Ferrero sembra credere a questa sfida tra temporalità lontane, al punto da ribaltare la scritta, nobilitarla, non attraverso la calligrafia – quella rimane piuttosto basilare e brutale – bensì grazie al senso delle frasi e dei disegni. D’altra parte, non è la prima volta che allo “scarabocchio” viene riconosciuto un potenziale creativo, se non un vero e proprio statuto artistico. Il pastorello Giotto sorpreso dal maestro Cimabue mentre dà sfogo al suo impulso grafico disegnando liberamente su pietre e altre superfici “naturali” ne è un esempio; così come l’esaltazione di grafie e segni automatici e spontanei, espressione di un fare arte libero da condizionamenti. Nel disegno dei bambini e nello scarabocchio molti artisti e intellettuali tra fine Ottocento e inizio Novecento hanno visto la possibilità di una “rigenerazione dell’arte”, con le avanguardie pronte ad accogliere l’impulso vitale della creazione infantile, per disimparare e trovare una nuova origine. Ne è un esempio la serie che il fotografo Brassaï, vicino ai surrealisti, realizzò negli anni Trenta, “ritraendo” i graffiti sui muri di una Parigi tutt’altro che Ville Lumière.

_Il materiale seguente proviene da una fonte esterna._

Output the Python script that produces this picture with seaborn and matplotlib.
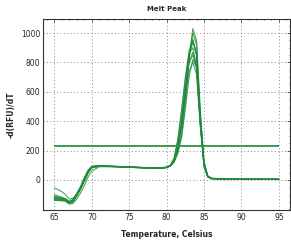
import matplotlib
matplotlib.use("Agg")
import matplotlib.pyplot as plt
from matplotlib.ticker import MultipleLocator
import seaborn as sns
import pandas as pd

# temperature grid shared by all melt curves (Celsius)
temps = [65, 65.5, 66, 66.5, 67, 67.5, 68, 68.5, 69, 69.5, 70, 71, 73, 75, 77, 79,
         80, 80.5, 81, 81.5, 82, 82.5, 83, 83.5, 84, 84.5, 85, 85.5, 86, 88, 91, 95]

# -d(RFU)/dT per well
well_a = [-100, -110, -118, -130, -150, -140, -105, -60, 0, 55, 88, 96, 93, 89, 85, 83,
          88, 98, 125, 190, 300, 520, 820, 1030, 950, 480, 125, 28, 12, 6, 5, 5]
well_b = [-125, -128, -130, -138, -155, -140, -98, -50, 10, 62, 92, 97, 92, 88, 84, 81,
          86, 96, 125, 200, 345, 570, 830, 1000, 920, 450, 115, 26, 11, 6, 5, 5]
well_c = [-55, -65, -80, -100, -130, -125, -95, -55, -5, 50, 85, 94, 91, 87, 83, 80,
          84, 97, 140, 260, 450, 680, 880, 960, 850, 410, 105, 25, 10, 6, 5, 4]
well_d = [-130, -133, -135, -140, -160, -150, -110, -65, -10, 45, 82, 93, 90, 86, 82, 80,
          85, 96, 135, 230, 390, 620, 850, 940, 850, 420, 105, 24, 10, 5, 5, 4]
well_e = [-115, -120, -125, -132, -148, -138, -100, -55, 5, 58, 90, 95, 91, 86, 83, 80,
          85, 100, 150, 280, 480, 700, 860, 900, 780, 380, 95, 22, 10, 5, 4, 4]
well_f = [-140, -140, -142, -145, -165, -160, -130, -90, -40, 20, 60, 90, 90, 86, 82, 79,
          84, 95, 130, 220, 380, 600, 800, 870, 780, 390, 98, 22, 9, 5, 4, 4]
well_g = [-110, -115, -120, -128, -145, -132, -92, -45, 15, 65, 93, 97, 93, 88, 84, 81,
          86, 97, 138, 235, 395, 610, 800, 850, 760, 380, 95, 20, 9, 5, 4, 4]
well_h = [-135, -138, -140, -142, -158, -148, -108, -62, -8, 48, 85, 94, 91, 87, 83, 80,
          84, 94, 120, 180, 290, 480, 700, 820, 770, 400, 100, 22, 9, 5, 4, 4]
well_i = [-120, -124, -128, -134, -150, -142, -102, -58, 0, 55, 88, 95, 92, 87, 83, 80,
          85, 95, 128, 215, 365, 560, 740, 800, 720, 360, 90, 19, 8, 5, 4, 4]
well_j = [-128, -130, -133, -138, -152, -140, -100, -52, 5, 60, 90, 96, 92, 88, 84, 81,
          86, 97, 132, 225, 385, 610, 840, 950, 860, 430, 108, 24, 10, 5, 5, 4]

wells = {"A": well_a, "B": well_b, "C": well_c, "D": well_d, "E": well_e,
         "F": well_f, "G": well_g, "H": well_h, "I": well_i, "J": well_j}

threshold = 232

rows = []
for name, vals in wells.items():
    for t, v in zip(temps, vals):
        rows.append({"well": name, "temp": t, "val": v})
df = pd.DataFrame(rows)

sns.set_style("white")
plt.rcParams["font.family"] = ["Liberation Sans Narrow", "DejaVu Sans"]

fig = plt.figure(figsize=(2.91, 2.42), dpi=100)
ax = fig.add_axes([0.148, 0.132, 0.849, 0.789])

sns.lineplot(data=df, x="temp", y="val", units="well", estimator=None,
             color="#1f8a3b", linewidth=0.8, alpha=0.8, ax=ax, legend=False)
ax.hlines(threshold, temps[0], temps[-1], color="#2a9446", linewidth=1.3)

ax.set_xlim(63.5, 96.5)
ax.set_ylim(-205, 1095)
ax.xaxis.set_major_locator(MultipleLocator(5))
ax.xaxis.set_minor_locator(MultipleLocator(1))
ax.set_yticks([0, 200, 400, 600, 800, 1000])
ax.yaxis.set_minor_locator(MultipleLocator(50))

ax.grid(True, which="major", linestyle=(0, (1, 2.5)), color="#888888", linewidth=0.7)
ax.tick_params(which="both", direction="in", top=True, right=True, labelsize=5.5,
               length=2, width=0.5, pad=2)
ax.tick_params(which="minor", length=1)
for s in ax.spines.values():
    s.set_linewidth(0.8)
    s.set_color("#333333")

ax.set_title("Melt Peak", fontsize=5, fontweight="bold", pad=6)
ax.set_xlabel("Temperature, Celsius", fontsize=5.5, fontweight="bold", labelpad=6)
ax.set_ylabel("-d(RFU)/dT", fontsize=5.5, fontweight="bold", labelpad=4)

fig.savefig("out.png", dpi=100)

Nel processo di creazione delle sue opere, Ferrero si avvale di maestranze qualificate. Gli affreschi strappati sono riprodotti attraverso una tecnica fedelissima all’originale (al punto da poterci trarre in inganno). Pur mantenendo salda la propria autorialità, l’artista fa propria quella strategia di condivisione e delega dell’atto creativo, una strada aperta – in forme diverse – da alcuni degli idoli di Ferrero (Boetti, Cattelan…). Nel proporre una pittura non praticata e nell’invenzione di passati che interagiscono tra loro, Ferrero manifesta la propria appartenenza a una linea profondamente concettuale dell’arte italiana, nella quale mi sembra di scorgere alcune nobili filiazioni, più o meno consapevoli: il richiamo alle temporalità stratificate di Flavio Favelli, il sense of humor di Piero Golia, Vedovamazzei e Paola Pivi, la potenza selvatica della parola scritta (ancorché presentata sotto forma di citazione) delle Martellate di Marcello Maloberti.
Ferrero mi sembra tenere assieme queste matrici in maniera del tutto personale, puntando sulla capacità da parte delle proprie opere – non solo quelle esposte da Société Interludio – di suscitare insieme attrazione e repulsione, di essere piene di grazia e al contempo stridenti, controllate e viscerali. La serie 4EVER ne è una dimostrazione piuttosto emblematica, con i tanti pensieri che riesce a muovere e condensare. In genere è un buon segno quando, nello spazio di pochi centimetri, un’opera sa essere così eloquente.